Orthodox which we were told was marked by the composer as “delicately rhythmic and unassuming” began with rising scalar passages out of which memories of the Slovenian Orthodox chants emerged.

Illinois Acceptance was listed as an arrangement of the final movement of Erwin Schulhoff’s String Quartet No. 1. Oliver Searle’s wind writing totally transformed the music. It came across as having been originally conceived for wind quintet – quite an achievement in imaginative instrumental scoring – delightfully colourful woodwind writing showing real mastery of the medium.

In Namu, which we were told was very hymn-like, a water taxi on the river Clyde was twinned with a visit to the Haedong Yonggungsa Temple in South Korea. What was to become the full melody was slowly revealed starting with just three notes. The oboe had a lively part in what emerged as a series of variations.
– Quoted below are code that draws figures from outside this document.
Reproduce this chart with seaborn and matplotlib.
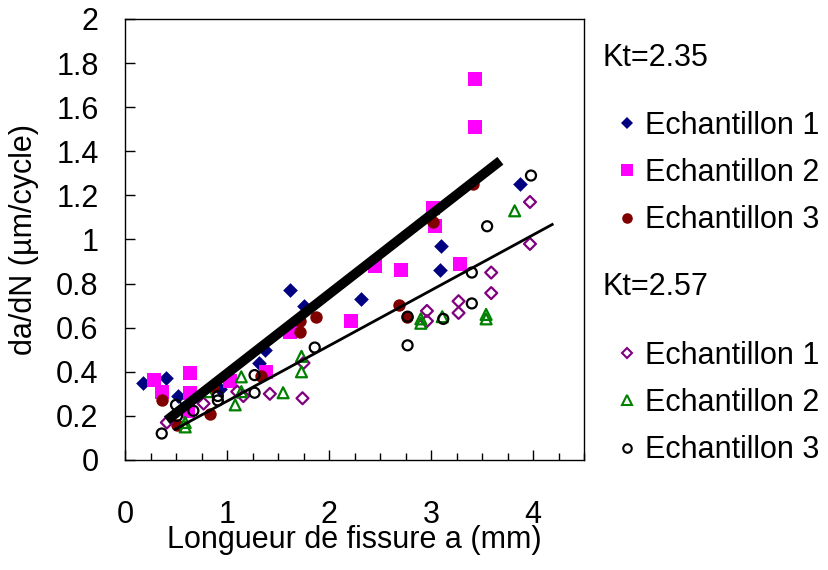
import matplotlib
matplotlib.use("Agg")
import matplotlib.pyplot as plt
import seaborn as sns
import pandas as pd
from matplotlib.lines import Line2D
from matplotlib.ticker import MultipleLocator

# Kt = 2.35
kt1_e1_x = [0.18, 0.40, 0.52, 0.93, 1.31, 1.37, 1.62, 1.75, 2.31, 3.09, 3.10, 3.87]
kt1_e1_y = [0.35, 0.37, 0.29, 0.32, 0.44, 0.50, 0.77, 0.70, 0.73, 0.86, 0.97, 1.25]

kt1_e2_x = [0.28, 0.36, 0.62, 0.64, 0.64, 1.03, 1.38, 1.62, 2.22, 2.45, 2.71, 3.02, 3.04, 3.28, 3.43, 3.43]
kt1_e2_y = [0.365, 0.31, 0.22, 0.305, 0.395, 0.36, 0.40, 0.58, 0.63, 0.88, 0.86, 1.145, 1.06, 0.89, 1.51, 1.73]

kt1_e3_x = [0.36, 0.51, 0.83, 0.86, 1.33, 1.72, 1.72, 1.87, 2.69, 2.76, 3.02, 3.41]
kt1_e3_y = [0.27, 0.16, 0.21, 0.33, 0.38, 0.58, 0.63, 0.65, 0.705, 0.65, 1.08, 1.25]

# Kt = 2.57
kt2_e1_x = [0.41, 0.77, 1.10, 1.16, 1.42, 1.74, 1.75, 2.96, 2.96, 3.27, 3.27, 3.59, 3.59, 3.97, 3.97]
kt2_e1_y = [0.17, 0.256, 0.31, 0.29, 0.30, 0.28, 0.44, 0.676, 0.63, 0.72, 0.667, 0.85, 0.757, 1.17, 0.98]

kt2_e2_x = [0.59, 0.59, 0.81, 1.08, 1.14, 1.14, 1.55, 1.73, 1.73, 2.90, 2.90, 3.11, 3.54, 3.54, 3.82]
kt2_e2_y = [0.15, 0.17, 0.31, 0.25, 0.31, 0.377, 0.305, 0.40, 0.47, 0.62, 0.64, 0.65, 0.64, 0.66, 1.13]

kt2_e3_x = [0.36, 0.50, 0.51, 0.67, 0.91, 0.91, 1.27, 1.27, 1.86, 2.77, 2.77, 3.12, 3.40, 3.40, 3.55, 3.98]
kt2_e3_y = [0.12, 0.25, 0.20, 0.223, 0.27, 0.29, 0.305, 0.385, 0.51, 0.65, 0.52, 0.64, 0.71, 0.85, 1.06, 1.29]

# trend lines (end points)
trend1_x = [0.41, 3.68]
trend1_y = [0.18, 1.357]
trend2_x = [0.48, 4.20]
trend2_y = [0.136, 1.071]

labels = ["Echantillon 1", "Echantillon 2", "Echantillon 3"]

sns.set_theme(style="white")
plt.rcParams["font.family"] = ["Liberation Sans", "DejaVu Sans"]
plt.rcParams["text.color"] = "black"
plt.rcParams["axes.labelcolor"] = "black"
plt.rcParams["xtick.color"] = "black"
plt.rcParams["ytick.color"] = "black"

fig = plt.figure(figsize=(8.29, 5.70), dpi=100)
ax = fig.add_axes([0.1508, 0.193, 0.5537, 0.7737])

# (x, y, marker, color, filled, size)
group1 = [
    (kt1_e1_x, kt1_e1_y, "D", "#000080", True, 56),
    (kt1_e2_x, kt1_e2_y, "s", "#FF00FF", True, 88),
    (kt1_e3_x, kt1_e3_y, "o", "#800000", True, 80),
]
group2 = [
    (kt2_e1_x, kt2_e1_y, "D", "#800080", False, 37),
    (kt2_e2_x, kt2_e2_y, "^", "#008000", False, 62),
    (kt2_e3_x, kt2_e3_y, "o", "black", False, 52),
]

for x, y, m, c, filled, s in group1 + group2:
    df = pd.DataFrame({"a": x, "dadn": y})
    if filled:
        sns.scatterplot(data=df, x="a", y="dadn", ax=ax, marker=m, color=c,
                        s=s, linewidth=0, zorder=2)
    else:
        sns.scatterplot(data=df, x="a", y="dadn", ax=ax, marker=m, color=c,
                        facecolor="none", edgecolor=c, s=s, linewidth=1.6, zorder=2)

sns.lineplot(x=trend1_x, y=trend1_y, ax=ax, color="black", linewidth=7,
             solid_capstyle="butt", zorder=3)
sns.lineplot(x=trend2_x, y=trend2_y, ax=ax, color="black", linewidth=2,
             solid_capstyle="butt", zorder=3)

ax.set_xlim(0, 4.5)
ax.set_ylim(0, 2)
ax.xaxis.set_major_locator(MultipleLocator(1))
ax.xaxis.set_minor_locator(MultipleLocator(0.25))
ax.set_xticks([0, 1, 2, 3, 4])
ax.set_xticklabels(["0", "1", "2", "3", "4"])
ax.set_yticks([0, 0.2, 0.4, 0.6, 0.8, 1.0, 1.2, 1.4, 1.6, 1.8, 2.0])
ax.set_yticklabels(["0", "0.2", "0.4", "0.6", "0.8", "1", "1.2", "1.4", "1.6", "1.8", "2"])
ax.tick_params(axis="x", which="major", direction="in", length=7, width=1,
               pad=29, labelsize=22, bottom=True)
ax.tick_params(axis="x", which="minor", direction="in", length=5, width=1, bottom=True)
ax.tick_params(axis="y", which="major", direction="in", length=7, width=1,
               pad=19, labelsize=22, left=True)
for sp in ax.spines.values():
    sp.set_color("black")
    sp.set_linewidth(1)

ax.set_xlabel("Longueur de fissure a (mm)", fontsize=22, labelpad=-3.5)
ax.set_ylabel("da/dN (µm/cycle)", fontsize=22, labelpad=12.5)

# legend: two groups with headers
fig.text(603 / 829, 1 - 58 / 570, "Kt=2.35", fontsize=22, ha="left", va="center")
fig.text(603 / 829, 1 - 287 / 570, "Kt=2.57", fontsize=22, ha="left", va="center")


def make_handles(group):
    hs = []
    for x, y, m, c, filled, s in group:
        ms = s ** 0.5 * 0.85
        hs.append(Line2D([], [], linestyle="none", marker=m, markersize=ms,
                         markerfacecolor=c if filled else "none",
                         markeredgecolor=c, markeredgewidth=0 if filled else 1.5))
    return hs


leg_kw = dict(loc="upper left", bbox_transform=fig.transFigure, frameon=False,
              fontsize=22, handlelength=0.785, handletextpad=0.2,
              labelspacing=0.56, borderpad=0, borderaxespad=0)
leg1 = ax.legend(make_handles(group1), labels,
                 bbox_to_anchor=(615 / 829, 1 - 111 / 570), **leg_kw)
ax.add_artist(leg1)
ax.legend(make_handles(group2), labels,
          bbox_to_anchor=(615 / 829, 1 - 341 / 570), **leg_kw)

fig.savefig("out.png", dpi=100)
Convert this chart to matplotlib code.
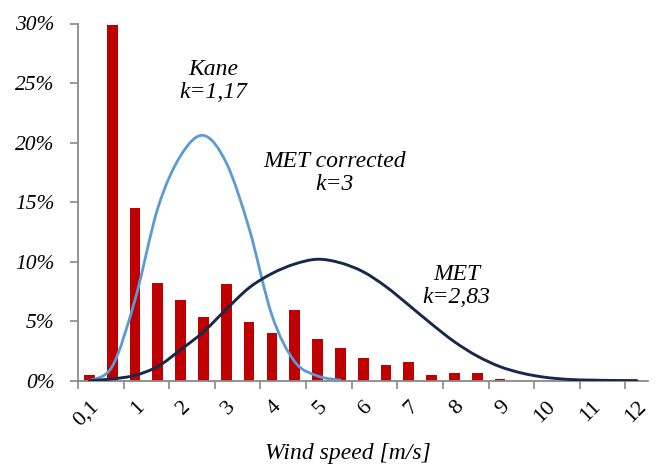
import matplotlib
matplotlib.use("Agg")
import matplotlib.pyplot as plt
from matplotlib.path import Path
from matplotlib.patches import PathPatch
import numpy as np

# ---- data ----
speeds = ["0,1", "0,5", "1", "1,5", "2", "2,5", "3", "3,5", "4", "4,5", "5", "5,5",
          "6", "6,5", "7", "7,5", "8", "8,5", "9", "9,5", "10", "10,5", "11", "11,5", "12"]
tick_labels = ["0,1", "1", "2", "3", "4", "5", "6", "7", "8", "9", "10", "11", "12"]
measured = [0.5, 29.9, 14.5, 8.2, 6.8, 5.35, 8.1, 4.9, 4.0, 5.9, 3.53, 2.77,
            1.88, 1.32, 1.6, 0.48, 0.62, 0.62, 0.14, 0, 0, 0, 0, 0, 0]
kane = [0.0, 1.2, 6.8, 14.5, 18.9, 20.6, 18.3, 12.8, 5.5, 1.6, 0.4, 0.05]
met = [0.0, 0.15, 0.45, 1.2, 2.6, 4.1, 6.0, 7.8, 9.0, 9.8, 10.2, 9.9,
       9.15, 7.9, 6.35, 4.76, 3.27, 2.07, 1.18, 0.62, 0.28, 0.11, 0.05, 0.02, 0.01]

plt.rcParams['font.family'] = ['Liberation Serif', 'DejaVu Serif']

fig = plt.figure(figsize=(6.56, 4.68), dpi=100)
ax = fig.add_axes([78/656, 1-380.7/468, (648.3-78)/656, (380.7-23.5)/468])

x = np.arange(len(speeds))
ax.bar(x, measured, width=0.47, color='#C00000', zorder=2)


def smooth_path(xs, ys):
    pts = list(zip(xs, ys))
    verts = [pts[0]]
    codes = [Path.MOVETO]
    n = len(pts)
    for i in range(n - 1):
        p0 = pts[i - 1] if i > 0 else pts[i]
        p1 = pts[i]
        p2 = pts[i + 1]
        p3 = pts[i + 2] if i + 2 < n else pts[i + 1]
        c1 = (p1[0] + (p2[0] - p0[0]) / 6, p1[1] + (p2[1] - p0[1]) / 6)
        c2 = (p2[0] - (p3[0] - p1[0]) / 6, p2[1] - (p3[1] - p1[1]) / 6)
        verts += [c1, c2, p2]
        codes += [Path.CURVE4] * 3
    return Path(verts, codes)


for vals, col, lw in [(kane, '#5B9BD5', 2.0), (met, '#17294A', 2.1)]:
    xs = np.arange(len(vals))
    patch = PathPatch(smooth_path(xs, vals), facecolor='none', edgecolor=col,
                      lw=lw, transform=ax.transData, zorder=3, capstyle='round')
    ax.add_patch(patch)

ax.set_xlim(-0.5, len(speeds) - 0.5)
ax.set_ylim(0, 30)

# y axis
ax.set_yticks(np.arange(0, 31, 5))
ax.set_yticklabels([f"{v}%" for v in range(0, 31, 5)], fontstyle='italic', fontsize=15.5)
ax.tick_params(axis='y', length=6, width=1.2, color='#898989', pad=11)

# x axis: tick marks at every second category boundary, labels at every second category
ax.set_xticks(np.arange(-0.5, len(speeds) - 1, 2))
ax.set_xticklabels([])
ax.set_xticks(np.arange(0, len(speeds), 2), minor=True)
ax.set_xticklabels(tick_labels, minor=True, rotation=45, ha='right', va='top',
                   rotation_mode='anchor', fontsize=16)
ax.tick_params(axis='x', which='major', length=6, width=1.2, color='#898989')
ax.tick_params(axis='x', which='minor', length=0, pad=12)

for s in ['top', 'right']:
    ax.spines[s].set_visible(False)
for s in ['left', 'bottom']:
    ax.spines[s].set_color('#898989')
    ax.spines[s].set_linewidth(1.3)

ax.text(5.41, 25.17, "Kane\nk=1,17", ha='center', va='center', fontsize=17,
        fontstyle='italic', linespacing=1.15)
ax.text(10.76, 17.44, "MET corrected\nk=3", ha='center', va='center', fontsize=17,
        fontstyle='italic', linespacing=1.15)
ax.text(16.1, 7.95, "MET\nk=2,83", ha='center', va='center', fontsize=17,
        fontstyle='italic', linespacing=1.15)

fig.text(348/656, 1-453/468, "Wind speed [m/s]", ha='center', va='center',
         fontsize=17, fontstyle='italic')

fig.savefig("out.png", dpi=100)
The final movement brought together a speedboat from the island of Kerrera part of the Inner Hebrides with the Masjid Jamek Mosque in Kuala Lumpur. The title of the movement Selamat Tinggal in the Malay language means Goodbye. It was a bright and breezy movement, just right as a finale. I have often wondered what it is about final movements that you can always recognise that they are exactly that. I have never been able to pin it down because they are all so different but Oliver Searle clearly understood exactly how to write one. He shared some magical memories with us and as someone who hardly ever travels, it was much appreciated.